---------- Given information ----------

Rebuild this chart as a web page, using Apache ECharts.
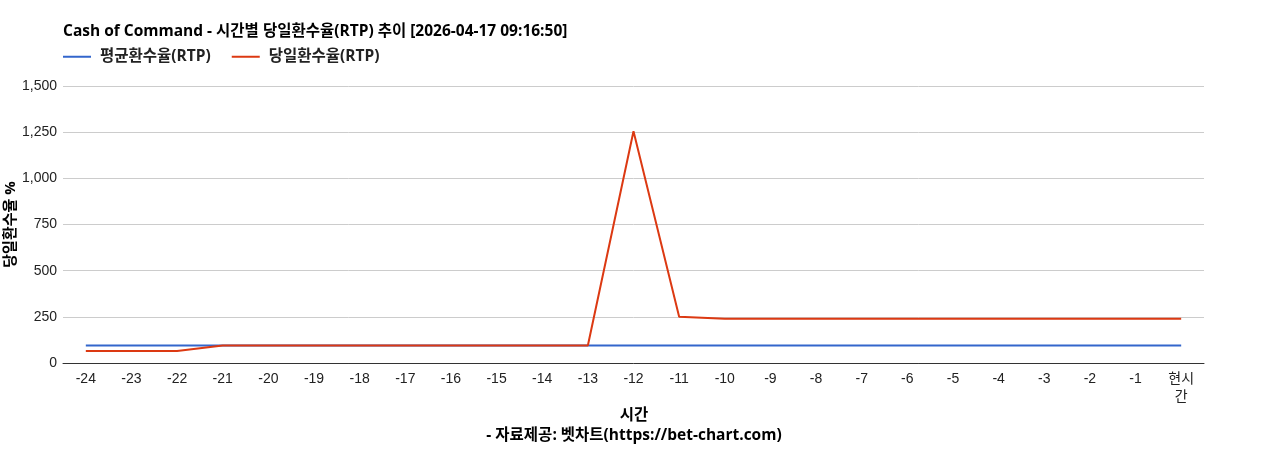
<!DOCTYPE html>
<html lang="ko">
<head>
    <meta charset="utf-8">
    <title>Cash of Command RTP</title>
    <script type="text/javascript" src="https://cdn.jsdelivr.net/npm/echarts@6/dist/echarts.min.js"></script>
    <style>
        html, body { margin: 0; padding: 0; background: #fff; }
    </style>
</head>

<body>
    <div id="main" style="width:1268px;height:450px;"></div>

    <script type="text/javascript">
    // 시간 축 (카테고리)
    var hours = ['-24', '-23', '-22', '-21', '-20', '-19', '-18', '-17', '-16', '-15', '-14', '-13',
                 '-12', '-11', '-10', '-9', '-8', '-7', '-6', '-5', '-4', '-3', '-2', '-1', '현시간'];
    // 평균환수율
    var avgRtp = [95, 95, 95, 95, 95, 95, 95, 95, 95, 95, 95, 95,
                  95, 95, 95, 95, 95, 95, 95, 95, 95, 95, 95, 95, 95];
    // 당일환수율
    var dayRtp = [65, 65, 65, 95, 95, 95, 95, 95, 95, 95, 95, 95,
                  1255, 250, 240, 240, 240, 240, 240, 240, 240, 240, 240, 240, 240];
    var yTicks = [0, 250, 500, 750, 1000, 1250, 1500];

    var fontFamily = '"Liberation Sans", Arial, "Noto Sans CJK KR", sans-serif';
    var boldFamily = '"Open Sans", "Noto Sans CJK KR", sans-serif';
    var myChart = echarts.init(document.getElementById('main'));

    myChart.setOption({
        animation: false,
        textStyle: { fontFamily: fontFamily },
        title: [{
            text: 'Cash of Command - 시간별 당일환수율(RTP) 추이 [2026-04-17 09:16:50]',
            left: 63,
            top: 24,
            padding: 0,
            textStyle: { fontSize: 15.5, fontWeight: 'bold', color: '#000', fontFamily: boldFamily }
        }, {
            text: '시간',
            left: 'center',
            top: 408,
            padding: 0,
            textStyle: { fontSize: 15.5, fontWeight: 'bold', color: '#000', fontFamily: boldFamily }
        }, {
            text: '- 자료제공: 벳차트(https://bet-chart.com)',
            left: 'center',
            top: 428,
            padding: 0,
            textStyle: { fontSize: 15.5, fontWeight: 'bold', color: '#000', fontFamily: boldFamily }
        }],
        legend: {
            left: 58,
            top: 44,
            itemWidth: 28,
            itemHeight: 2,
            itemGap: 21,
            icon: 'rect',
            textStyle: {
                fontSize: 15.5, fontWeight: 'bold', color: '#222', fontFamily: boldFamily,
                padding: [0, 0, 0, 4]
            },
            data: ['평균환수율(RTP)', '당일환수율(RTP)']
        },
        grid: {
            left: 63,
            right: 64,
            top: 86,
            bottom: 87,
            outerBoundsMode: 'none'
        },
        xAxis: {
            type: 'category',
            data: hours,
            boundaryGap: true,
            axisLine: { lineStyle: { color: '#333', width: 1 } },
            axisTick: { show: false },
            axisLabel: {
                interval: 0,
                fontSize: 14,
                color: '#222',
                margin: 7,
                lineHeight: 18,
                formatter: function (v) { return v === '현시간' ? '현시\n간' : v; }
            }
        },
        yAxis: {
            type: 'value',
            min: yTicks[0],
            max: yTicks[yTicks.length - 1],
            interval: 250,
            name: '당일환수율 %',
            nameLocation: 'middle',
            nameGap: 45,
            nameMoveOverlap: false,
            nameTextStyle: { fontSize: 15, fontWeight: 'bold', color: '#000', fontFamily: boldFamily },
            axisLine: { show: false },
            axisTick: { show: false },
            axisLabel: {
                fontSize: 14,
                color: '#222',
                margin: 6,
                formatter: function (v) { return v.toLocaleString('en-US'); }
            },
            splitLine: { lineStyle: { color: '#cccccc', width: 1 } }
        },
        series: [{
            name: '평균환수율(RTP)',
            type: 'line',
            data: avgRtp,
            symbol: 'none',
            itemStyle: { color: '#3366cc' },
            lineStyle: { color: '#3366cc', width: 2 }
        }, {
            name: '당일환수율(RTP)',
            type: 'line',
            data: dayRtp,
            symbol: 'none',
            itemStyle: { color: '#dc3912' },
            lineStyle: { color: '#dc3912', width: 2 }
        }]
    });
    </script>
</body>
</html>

----------

**Instruction**
Set the lines above down again, word for word, from the first through the one containing "var myChart = echarts.init(document.getElementById('main'));"; pictures excluded.

**Response**
Rebuild this chart as a web page, using Apache ECharts.
<!DOCTYPE html>
<html lang="ko">
<head>
    <meta charset="utf-8">
    <title>Cash of Command RTP</title>
    <script type="text/javascript" src="https://cdn.jsdelivr.net/npm/echarts@6/dist/echarts.min.js"></script>
    <style>
        html, body { margin: 0; padding: 0; background: #fff; }
    </style>
</head>

<body>
    <div id="main" style="width:1268px;height:450px;"></div>

    <script type="text/javascript">
    // 시간 축 (카테고리)
    var hours = ['-24', '-23', '-22', '-21', '-20', '-19', '-18', '-17', '-16', '-15', '-14', '-13',
                 '-12', '-11', '-10', '-9', '-8', '-7', '-6', '-5', '-4', '-3', '-2', '-1', '현시간'];
    // 평균환수율
    var avgRtp = [95, 95, 95, 95, 95, 95, 95, 95, 95, 95, 95, 95,
                  95, 95, 95, 95, 95, 95, 95, 95, 95, 95, 95, 95, 95];
    // 당일환수율
    var dayRtp = [65, 65, 65, 95, 95, 95, 95, 95, 95, 95, 95, 95,
                  1255, 250, 240, 240, 240, 240, 240, 240, 240, 240, 240, 240, 240];
    var yTicks = [0, 250, 500, 750, 1000, 1250, 1500];

    var fontFamily = '"Liberation Sans", Arial, "Noto Sans CJK KR", sans-serif';
    var boldFamily = '"Open Sans", "Noto Sans CJK KR", sans-serif';
    var myChart = echarts.init(document.getElementById('main'));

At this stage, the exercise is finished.